HG2051 – Week 11

Learning Objectives

Concepts: machine learning supervised learning unsupervised learning classification evaluation decision trees entropy linguistic features

(color key: Python/Programming NLP/CL Software Engineering)

Reading

NLTK 6 – Learning to Classify Text

This week covers an introduction to machine learning. Last week we looked at part-of-speech taggers that were trained by looking at examples of gold-standard pos-tagged words, and these were a kind of very basic supervised classification based on statistical inference. Machine learning also uses statistical inference, but often it builds multi-dimensional models using a variety of features of data instances instead of just counting them. For example, instead of just counting to find the most frequent part-of-speech tag for some word, we could consider additional features such as whether the word is capitalized, whether it appears after the word “to”, or the domain of the sentence (e.g., “news”, if it is known).

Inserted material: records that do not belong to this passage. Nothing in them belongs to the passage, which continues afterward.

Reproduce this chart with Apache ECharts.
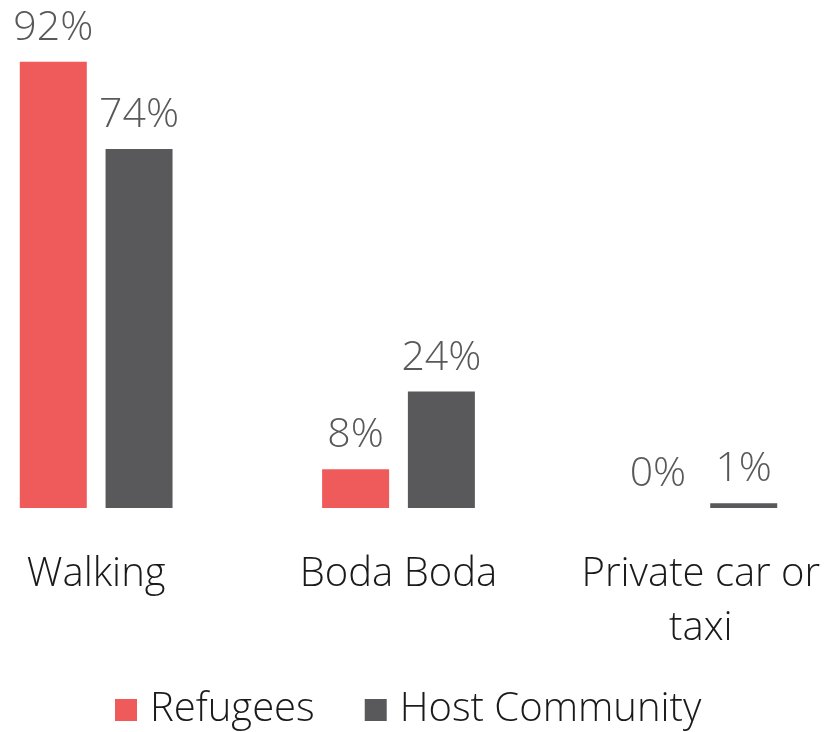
<!DOCTYPE html>
<html>
<head>
<meta charset="utf-8">
<script src="https://cdn.jsdelivr.net/npm/echarts@6/dist/echarts.min.js"></script>
<style>
  html, body { margin: 0; padding: 0; background: #fff; overflow: hidden; width: 825px; height: 732px; }
  /* The plot area bleeds past the page edges so the outer bars sit close to them */
  #chart { position: absolute; left: -55px; top: 0; width: 907px; height: 732px; }
</style>
</head>
<body>
<div id="chart"></div>
<script>
// Mode of transport used, by population group (%)
const categories = ['Walking', 'Boda Boda', 'Private car or\ntaxi'];
const refugees = [92, 8, 0];
const hostCommunity = [74, 24, 1];
const seriesNames = ['Refugees', 'Host Community'];

const FONT = '"Open Sans", "Segoe UI", sans-serif';
const RED = '#EF5A5B';
const GREY = '#59595B';

const chart = echarts.init(document.getElementById('chart'), null, { renderer: 'canvas' });

const labelStyle = {
  show: true,
  position: 'top',
  distance: 13,
  formatter: '{c}%',
  fontFamily: FONT,
  fontWeight: 300,
  fontSize: 41,
  color: '#595959'
};

chart.setOption({
  animation: false,
  grid: { left: 0, right: 0, top: 23, bottom: 224, containLabel: false },
  xAxis: {
    type: 'category',
    data: categories,
    axisLine: { show: false },
    axisTick: { show: false },
    axisLabel: {
      margin: 40,
      fontFamily: FONT,
      fontWeight: 300,
      fontSize: 40,
      lineHeight: 54,
      color: '#1a1a1a',
      interval: 0
    }
  },
  yAxis: {
    type: 'value',
    min: 0,
    max: 100,
    show: false,
    splitLine: { show: false }
  },
  legend: {
    data: seriesNames,
    left: 165,
    top: 685,
    itemWidth: 22,
    itemHeight: 22,
    itemGap: 50,
    icon: 'rect',
    textStyle: {
      fontFamily: FONT,
      fontWeight: 300,
      fontSize: 40,
      color: '#1a1a1a',
      padding: [0, 0, 0, 8]
    }
  },
  series: [
    {
      name: seriesNames[0],
      type: 'bar',
      data: refugees,
      barWidth: 67,
      barGap: '28%',
      itemStyle: { color: RED },
      label: labelStyle
    },
    {
      name: seriesNames[1],
      type: 'bar',
      data: hostCommunity,
      barWidth: 67,
      itemStyle: { color: GREY },
      label: labelStyle
    }
  ]
});
</script>
</body>
</html>
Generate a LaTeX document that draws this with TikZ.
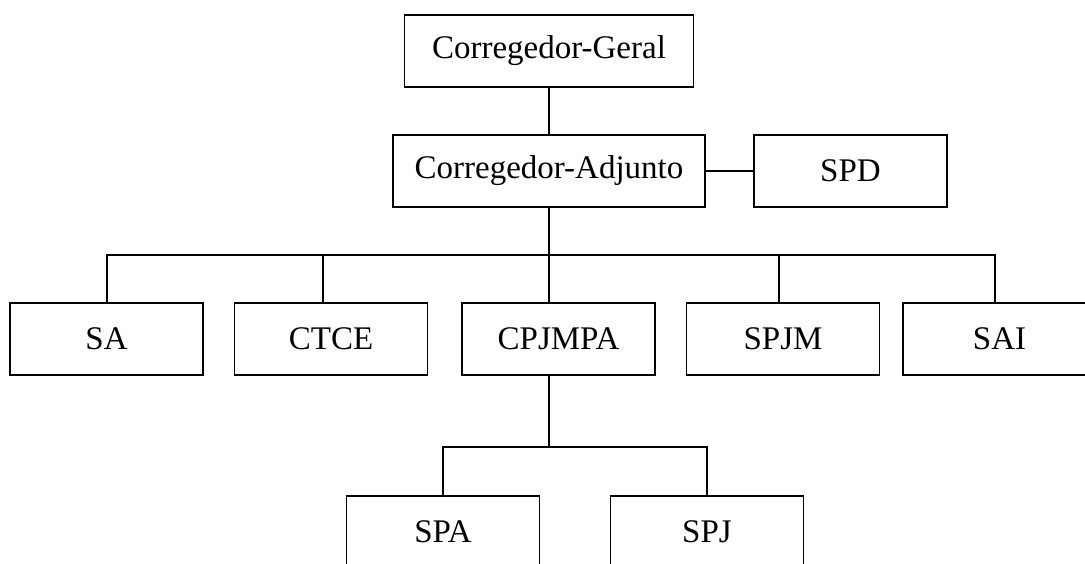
\documentclass[tikz,border=0pt]{standalone}
\usepackage{fontspec}
\setmainfont{Liberation Serif}
\begin{document}
\begin{tikzpicture}[x=1pt,y=-1pt,
  box/.style={draw, line width=1.8pt, minimum width=193pt, minimum height=72pt, inner sep=0pt, font=\fontsize{33}{40}\selectfont},
  link/.style={line width=1.8pt}]
\path[use as bounding box] (0,0) rectangle (1085,563);
\clip (0,0) rectangle (1085,563);
% boxes
\node[box, minimum width=289pt] (cg) at (549,51) {Corregedor-Geral};
\node[box, minimum width=312pt] (ca) at (549,171) {Corregedor-Adjunto};
\node[box] (spd) at (850.5,171) {SPD};
\node[box] (sa) at (106.5,339) {SA};
\node[box] (ctce) at (331,339) {CTCE};
\node[box] (cpj) at (558.5,339) {CPJMPA};
\node[box] (spjm) at (783,339) {SPJM};
\node[box] (sai) at (999.5,339) {SAI};
\node[box] (spa) at (443,532) {SPA};
\node[box] (spj) at (707,532) {SPJ};
% junctions
\coordinate (b1) at (549,255);
\coordinate (b2) at (549,447);
% connectors
\draw[link] (cg.south) -- (ca.north);
\draw[link] (ca.east) -- (spd.west);
\draw[link] (ca.south) -- (b1);
\draw[link] (b1) -| ([xshift=0.5pt]sa.north);
\draw[link] (b1) -| ([xshift=-8pt]ctce.north);
\draw[link] (b1) -- ([xshift=-9.5pt]cpj.north);
\draw[link] (b1) -| ([xshift=-4pt]spjm.north);
\draw[link] (b1) -| ([xshift=-4.5pt]sai.north);
\draw[link] ([xshift=-9.5pt]cpj.south) -- (b2);
\draw[link] (b2) -| (spa.north);
\draw[link] (b2) -| (spj.north);
\end{tikzpicture}
\end{document}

Using all of these features as conditions would make a conditional frequency distribution too sparse to be useful (the features/conditions are too discriminating to get a model that generalizes to unseen data), so instead these features are used in a way that does not overfit to the training data.

Additional Reading

Testing Your Knowledge

Questions

Q: What does training data need to be used for supervised classification?
Q: What are features in a machine learning model?
Q: Why is overfitting a problem?
Q: How is a development set different from a test set?

Practical Work

Try to split the Brown corpus into train, dev, and test sets, but try to make representative of the corpus. Think about features you might use to split the instances (e.g., the category, length of sentence, perplexity, etc.)
Build a part-of-speech tagger using a Decision Tree, Naive Bayes, or Maximum Entropy classifier (pick one, or all three). Design your features, train your model, evaluate.